What was I thinking I had something worth an abstract? At least that motivated me to make more product than average. But that session is done now. My slightly sunk feeling. The boss has been right about something for a while. A few things. I was expecting some psychological warfare from the big man. Normally called how can you behave like this, be so off base, produce so little, integrate so poorly with your colleagues. Lab meeting he was away, so I got two more days to do experiments. My only meet with him before, when he said I couldnt possibly work with an undergrad, he stressed that I have to stop doing everything at the last minute. True, a bad quality, but one I am making progress on. Maybe. Its a matter of product and how I am only getting slowly better at getting it. In neverland we always trying to bust our ass, and then when there is an abstract or a paper or something, then we push harder. Then when we have to submit data we said we already had we really bust ass, or forget how to speak english and lose our notebooks. Drylab.
Anyway he was right that I was ignoring a serious hypothesis killer. My Hypotheses have not been clearly enough defined. or there are many of them. The guy in Pi would say, restate my assumptions. Before I had a more large scale operation, and today it was reduced to the fact that my IP's dont work and that they are not the best kind of data to be trying to get my hands on. Back to the luciferase I was only doing under the table because he said it was so not promising before. I have not done the normal optimization of the assay because Im always trying to get more complex data. Its a mess though. you have to see how much reagent is to be added. Always. Time and amount. Bio 101. My fault.

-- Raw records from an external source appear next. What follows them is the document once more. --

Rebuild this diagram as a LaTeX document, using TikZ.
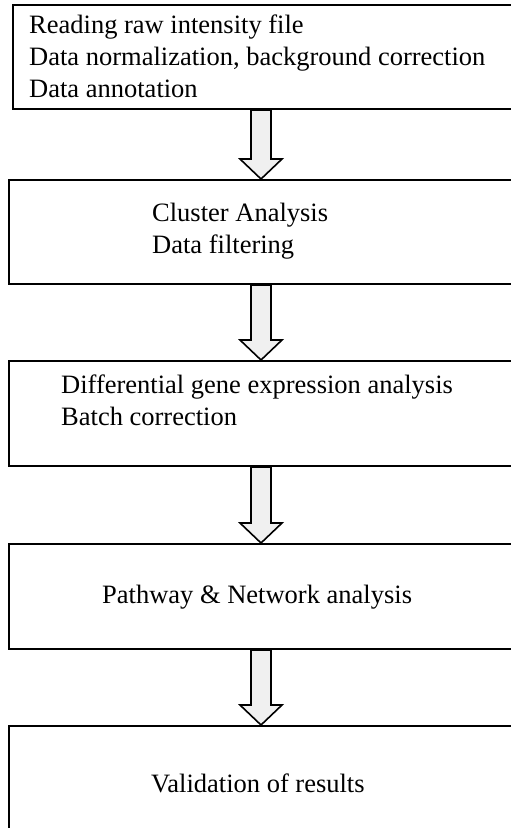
\documentclass[tikz,border=0pt]{standalone}
\usepackage{fontspec}
\setmainfont{Liberation Serif}
\usetikzlibrary{calc}
\begin{document}
\begin{tikzpicture}[x=1pt,y=-1pt,
  box/.style={draw=black,line width=2pt,rectangle,inner sep=0pt,anchor=north west,minimum width=540pt},
  lbl/.style={anchor=base west,inner sep=0pt,font=\fontsize{26.5}{32}\selectfont},
  arr/.style={draw=black,line width=1.6pt,fill=black!6,line join=miter}]
\useasboundingbox (0,0) rectangle (511,828);
\clip (0,0) rectangle (511,828);
\fill[white] (0,0) rectangle (511,828);
% boxes
\node[box,minimum height=104pt] (b1) at (12,4) {};
\node[box,minimum height=104pt] (b2) at (8,179) {};
\node[box,minimum height=105pt] (b3) at (8,360) {};
\node[box,minimum height=105pt] (b4) at (8,543) {};
\node[box,minimum height=140pt] (b5) at (8,725) {};
% texts
\node[lbl] (t1a) at (29,33) {Reading raw intensity file};
\node[lbl] (t1b) at (29,65) {Data normalization, background correction};
\node[lbl] (t1c) at (29,97) {Data annotation};
\node[lbl] (t2a) at (152,221) {Cluster Analysis};
\node[lbl] (t2b) at (152,253) {Data filtering};
\node[lbl] (t3a) at (61,393) {Differential gene expression analysis};
\node[lbl] (t3b) at (61,425) {Batch correction};
\node[lbl] (t4a) at (102,603) {Pathway \& Network analysis};
\node[lbl] (t5a) at (151,792) {Validation of results};
% arrows
\coordinate (ax) at (261,0);
\newcommand\fatarrow[2]{%
  \draw[arr] ($(#1 -| ax)+(-10,0)$) -- ($(#2 -| ax)+(-10,-20)$) -- ($(#2 -| ax)+(-21,-20)$) -- (#2 -| ax)
    -- ($(#2 -| ax)+(21,-20)$) -- ($(#2 -| ax)+(10,-20)$) -- ($(#1 -| ax)+(10,0)$) -- cycle;}
\fatarrow{b1.south}{b2.north}
\fatarrow{b2.south}{b3.north}
\fatarrow{b3.south}{b4.north}
\fatarrow{b4.south}{b5.north}
\end{tikzpicture}
\end{document}
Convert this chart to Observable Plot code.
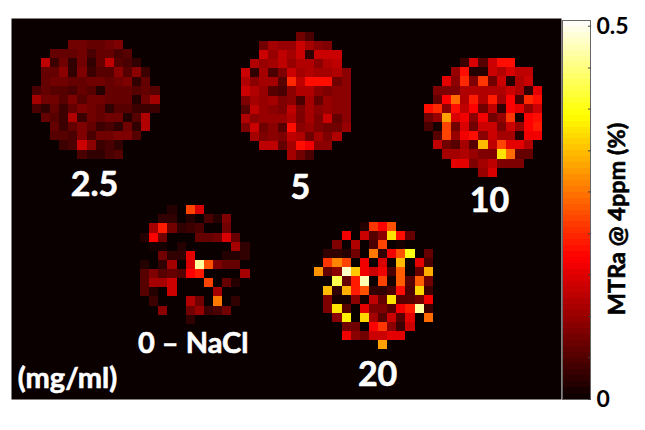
<!DOCTYPE html>
<html><head><meta charset="utf-8">
<script src="https://cdn.jsdelivr.net/npm/d3@7"></script>
<script src="https://cdn.jsdelivr.net/npm/@observablehq/plot@0.6"></script>
<style>html,body{margin:0;padding:0;background:#fff}#c{position:relative;width:645px;height:430px}#c svg{position:absolute;left:0;top:0;background:transparent}</style>
</head><body><div id="c"></div>
<script>
// MTRa per voxel, in hundredths of a percent (0 = outside phantom)
const conc2_5 = [
[0,0,0,0,8,8,7,7,8,9,0,0,0,0],
[0,0,7,7,7,8,5,7,7,5,6,0,0,0],
[0,14,4,8,3,8,3,7,14,6,5,3,0,0],
[0,7,7,10,3,9,4,6,6,10,6,10,4,0],
[0,7,8,8,7,7,8,8,7,8,9,3,7,0],
[5,7,6,6,5,7,6,2,7,7,7,6,7,6],
[12,8,8,6,9,6,8,8,7,7,7,2,8,12],
[5,3,7,4,7,9,8,7,3,6,6,4,4,4],
[0,7,6,4,13,4,8,7,8,8,2,6,13,0],
[0,0,7,4,7,9,7,4,5,3,8,3,13,0],
[0,0,6,6,5,9,5,8,8,9,9,6,0,0],
[0,0,0,4,5,15,10,4,5,3,0,0,0,0],
[0,0,0,0,0,5,3,3,5,6,0,0,0,0]];
const conc5 = [
[0,0,0,0,0,0,8,5,0,0,0,0],
[0,0,8,12,11,11,15,12,10,9,0,0],
[0,0,15,11,14,12,15,3,15,15,15,0],
[0,13,11,12,14,11,13,13,10,13,14,0],
[15,3,12,5,9,15,12,13,12,12,13,10],
[13,10,12,12,6,22,14,20,20,20,8,10],
[15,13,11,6,5,10,13,13,10,9,10,10],
[9,12,11,12,9,10,5,12,7,11,10,10],
[6,14,11,10,9,14,9,12,10,11,10,10],
[13,10,11,11,11,13,9,12,9,15,7,10],
[9,15,8,10,6,20,10,11,9,8,8,11],
[0,12,9,10,9,14,13,8,12,9,13,0],
[0,0,14,14,7,12,20,18,10,10,0,0],
[0,0,0,0,0,12,8,5,0,0,0,0]];
const conc10 = [
[0,0,0,0,4,16,6,15,20,20,0,0,0],
[0,0,0,11,20,2,2,15,13,16,14,14,0],
[0,0,17,10,22,9,23,8,15,2,13,15,0],
[0,9,9,9,13,13,13,13,13,15,13,3,17],
[0,7,19,27,13,21,13,21,12,19,5,22,20],
[20,22,10,20,14,19,8,14,3,19,17,11,15],
[8,11,31,16,18,10,18,8,11,23,1,19,20],
[5,1,24,8,16,8,15,15,9,15,11,19,21],
[0,6,24,11,18,20,10,15,12,12,2,18,18],
[0,14,8,6,12,6,33,14,24,17,17,13,0],
[0,0,12,12,13,11,9,9,36,27,7,7,0],
[0,0,0,17,17,9,12,14,9,9,9,0,0],
[0,0,0,0,0,0,11,16,0,0,0,0,0]];
const conc0NaCl = [
[0,0,0,2,0,24,16,0,0,0,0,0],
[0,0,3,3,0,2,0,5,2,9,0,0],
[0,12,21,8,3,4,5,0,0,8,0,0],
[2,19,8,0,0,0,7,7,8,16,7,0],
[0,1,1,0,2,0,0,0,0,0,12,3],
[0,0,8,3,3,17,0,0,0,2,2,3],
[2,0,3,12,0,16,46,25,9,7,7,0],
[6,9,6,7,6,19,21,0,0,0,0,12],
[6,12,12,15,0,0,0,24,0,7,2,0],
[6,2,0,15,0,0,0,0,12,0,0,0],
[0,4,0,0,0,13,8,0,28,0,3,0],
[0,0,10,0,0,8,11,4,5,8,0,0],
[0,0,0,0,0,3,0,0,0,0,0,0]];
const conc20 = [
[0,0,0,0,0,2,23,19,25,0,0,0,0],
[0,0,0,18,0,15,6,10,36,20,7,0,0],
[0,0,9,0,13,0,5,24,0,1,0,0,0],
[0,3,3,2,8,0,28,3,18,25,39,0,7],
[0,23,29,24,0,18,0,16,0,33,0,17,5],
[30,7,10,48,34,18,15,18,5,26,0,7,32],
[0,0,42,7,21,47,0,24,1,26,6,26,8],
[0,33,3,32,21,25,3,3,5,20,5,35,4],
[0,9,1,1,10,1,14,7,36,6,6,8,18],
[0,9,36,6,0,17,9,9,6,18,21,46,4],
[0,0,10,37,0,35,12,6,15,6,17,0,27],
[0,0,0,8,8,0,19,23,10,4,15,0,0],
[0,0,0,18,10,8,15,15,17,17,0,0,0],
[0,0,0,0,0,0,0,31,0,0,0,0,0]];
const sampleLabels = ["2.5","5","10","0 – NaCl","20"];
const unitLabel = "(mg/ml)";
const barTicks = [0,0.056,0.111,0.167,0.222,0.278,0.333,0.389,0.444,0.5];
const barTitle = "MTRa @ 4ppm (%)";

// Montage layout, in voxel units of the image
const layout = [[2.27,2.41],[25.2,1.5],[45.2,4.4],[14.13,20.5],[33.2,22.3]];
const labelAt = [[9.09,18.3],[31.65,18.6],[52.35,20.0],[19.9,35.6],[40.1,39.1]];
const blobs = [conc2_5,conc5,conc10,conc0NaCl,conc20];

const top_ = 0.5076;
const hot = {type:"linear",domain:[0,top_*3/8,top_*6/8,top_],range:["#0a0000","#ff0000","#ffff00","#ffffff"],clamp:true};

const cells = blobs.flatMap((m,b)=>m.flatMap((row,r)=>row.map((v,c)=>({
  x1:layout[b][0]+c,x2:layout[b][0]+c+1,y1:layout[b][1]+r,y2:layout[b][1]+r+1,v:v/100}))))
  .filter(d=>d.v>0);
const labels = sampleLabels.map((t,i)=>({t,x:labelAt[i][0],y:labelAt[i][1]}));

const font = "Lato, 'Open Sans', sans-serif";
const heavy = {fontWeight:"bold",fontFamily:font,strokeWidth:0.6};
const main = Plot.plot({
  width:645,height:430,marginLeft:11,marginRight:84,marginTop:18,marginBottom:31,
  style:{background:"transparent",fontFamily:font},
  x:{domain:[0,60.24],axis:null},
  y:{domain:[41.73,0],axis:null},
  color:hot,
  marks:[
    Plot.frame({fill:"#0a0000",stroke:"none"}),
    Plot.rect(cells,{x1:"x1",x2:"x2",y1:"y1",y2:"y2",fill:"v",shapeRendering:"crispEdges"}),
    Plot.text(labels,{x:"x",y:"y",text:"t",fill:"white",stroke:"white",fontSize:d=>d.t.length>3?29:34,...heavy}),
    Plot.text([unitLabel],{x:[6.13],y:[39.4],fill:"white",stroke:"white",fontSize:29,...heavy})
  ]
});

const steps = d3.range(64).map(i=>({y1:i/64*top_,y2:(i+1)/64*top_,v:(i+.5)/64*top_}));
const bar = Plot.plot({
  width:645,height:430,marginLeft:562,marginRight:55,marginTop:20,marginBottom:31,
  style:{background:"transparent",fontFamily:font},
  x:{domain:[0,1],axis:null},
  y:{domain:[0,top_],axis:null},
  color:hot,
  marks:[
    Plot.rect(steps,{x1:0,x2:1,y1:"y1",y2:"y2",fill:"v",shapeRendering:"crispEdges"}),
    Plot.frame({stroke:"#666",strokeWidth:1}),
    Plot.axisY({anchor:"right",ticks:barTicks,tickSize:-3,stroke:"#444",label:null,tickPadding:9,
      tickFormat:d=>d===0?"0":d===0.5?"0.5":"",fontSize:23,fontWeight:"bold",fill:"black",fontFamily:font}),
    Plot.text([barTitle],{frameAnchor:"middle",dx:41,dy:9,rotate:-90,fill:"black",stroke:"black",fontSize:23.5,...heavy})
  ]
});
document.getElementById("c").append(main,bar);
</script></body></html>
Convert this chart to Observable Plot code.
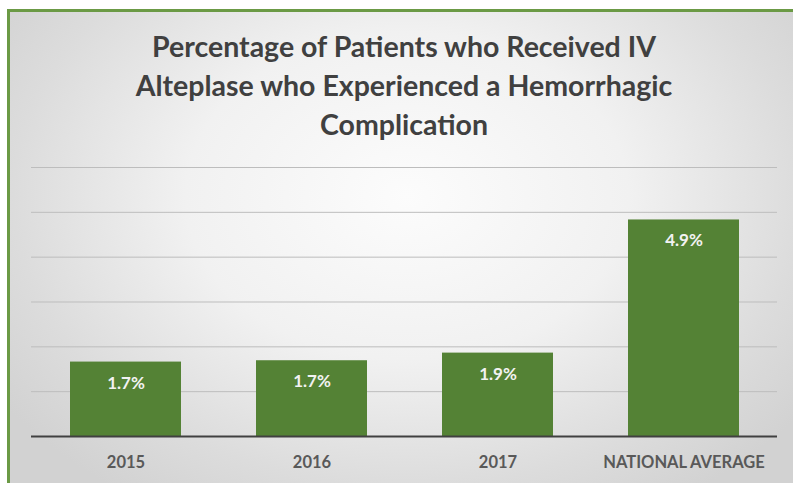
<!DOCTYPE html>
<html>
<head>
<meta charset="utf-8">
<script src="https://cdn.jsdelivr.net/npm/d3@7"></script>
<script src="https://cdn.jsdelivr.net/npm/@observablehq/plot@0.6"></script>
<style>
  html, body { margin: 0; padding: 0; background: #ffffff; overflow: hidden; }
  #wrap { position: relative; width: 793px; height: 483px; overflow: hidden; font-family: Lato, "Open Sans", sans-serif; }
  #frame {
    position: absolute; left: 7px; top: 9px; width: 800px; height: 490px;
    border: 3px solid #6b9a45; box-sizing: border-box;
    background: radial-gradient(ellipse 62% 75% at 50% 38%, #fcfcfc 0%, #f1f1f1 45%, #dcdcdc 80%, #d2d2d2 100%);
  }
  #title {
    position: absolute; left: 0; width: 808px; top: 27px; text-align: center;
    font-size: 28.5px; font-weight: 700; color: #404040; line-height: 39px;
  }
  #chart { position: absolute; left: 0; top: 0; }
</style>
</head>
<body>
<div id="wrap">
  <div id="frame"></div>
  <div id="title">Percentage of Patients who Received IV<br>Alteplase who Experienced a Hemorrhagic<br>Complication</div>
  <div id="chart"></div>
</div>
<script>
const categories = ["2015", "2016", "2017", "NATIONAL AVERAGE"];
const values = [1.66, 1.69, 1.86, 4.83];
const labels = ["1.7%", "1.7%", "1.9%", "4.9%"];
const gridTicks = [1, 2, 3, 4, 5, 6];

const data = categories.map((c, i) => ({category: c, value: values[i], label: labels[i]}));

const chart = Plot.plot({
  width: 793,
  height: 483,
  marginTop: 167,
  marginBottom: 47,
  marginLeft: 31,
  marginRight: 16,
  style: {background: "transparent", fontFamily: "Lato, 'Open Sans', sans-serif"},
  x: {domain: categories, paddingInner: 0.405, paddingOuter: 0.2025, label: null},
  y: {domain: [0, 6], axis: null},
  marks: [
    Plot.ruleY(gridTicks, {stroke: "#bdbdbd", strokeWidth: 1}),
    Plot.barY(data, {x: "category", y: "value", fill: "#548235"}),
    Plot.ruleY([0], {stroke: "#404040", strokeWidth: 2}),
    Plot.text(data, {x: "category", y: "value", text: "label", dy: 21, fill: "#f2f2f2", fontSize: 17, fontWeight: "bold"}),
    Plot.axisX({tickSize: 0, tickPadding: 20, fontSize: 16.5, fontWeight: "bold", fill: "#595959", label: null})
  ]
});
document.getElementById("chart").appendChild(chart);
</script>
</body>
</html>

30% transfection efficiency is too much of a bitch. Yes, breeding is slow but if it is just in a separate folder then it can be handled. I wanted the boss to tell me to do that titration. I wanted him to commit to it, since he is so Obamathon that he wont actually use complete sentences and be quotable. He finally did that. He is doing a good job of talking about chapters that I should be thinking about. In the thesis. Close the book on that shit is the idea. So one paper is a negative. Thats ok. Two papers to graduate, one good one less. So I still dont want to drop my gene but thats because I havent done enough screening to pick a new favorite. I am just getting into this, and I see the patchwork manner in which people analyse the data. There is a new way, which is streamlined and from out of state. Maybe on vacation I can learn it. Then I can come back and see how angry that neverland gets that Im using the competitors process.
On vacation I hope to get the Ninja's cloning manual assembled. Cut long time?, Cut 5ug. Elute the fragments together and ligate in 40ul, then add it all. All bitch. Always seek out the newest technique, the way the new lab doesnt that stuff.
The boss was also right about something like talking to my coworkers. I need to think more about this. Its an age old battle. Im under the gun, the senior student in the lab. I behave like the foreign post docs. I want you youngers and techs to shut the fuck up already. I want people who can talk about their project and believe in what they do. Do not be another yes man for this likely Nobelaureate to be. Have to wow him with that analysis. Going on vacation is a must, I had external reasons for waiting this long and I had lab meeting anyway, but for the love of all things real, I hope that I am able to take a more reasonable break next time I start getting stressed. Its the same old story, stressed for lack of output, you keep working. But the constitution drops and then efficiency drops and pretty soon you are running just to stay in one place. Staying on one place is not whats gonna get me a lab one day.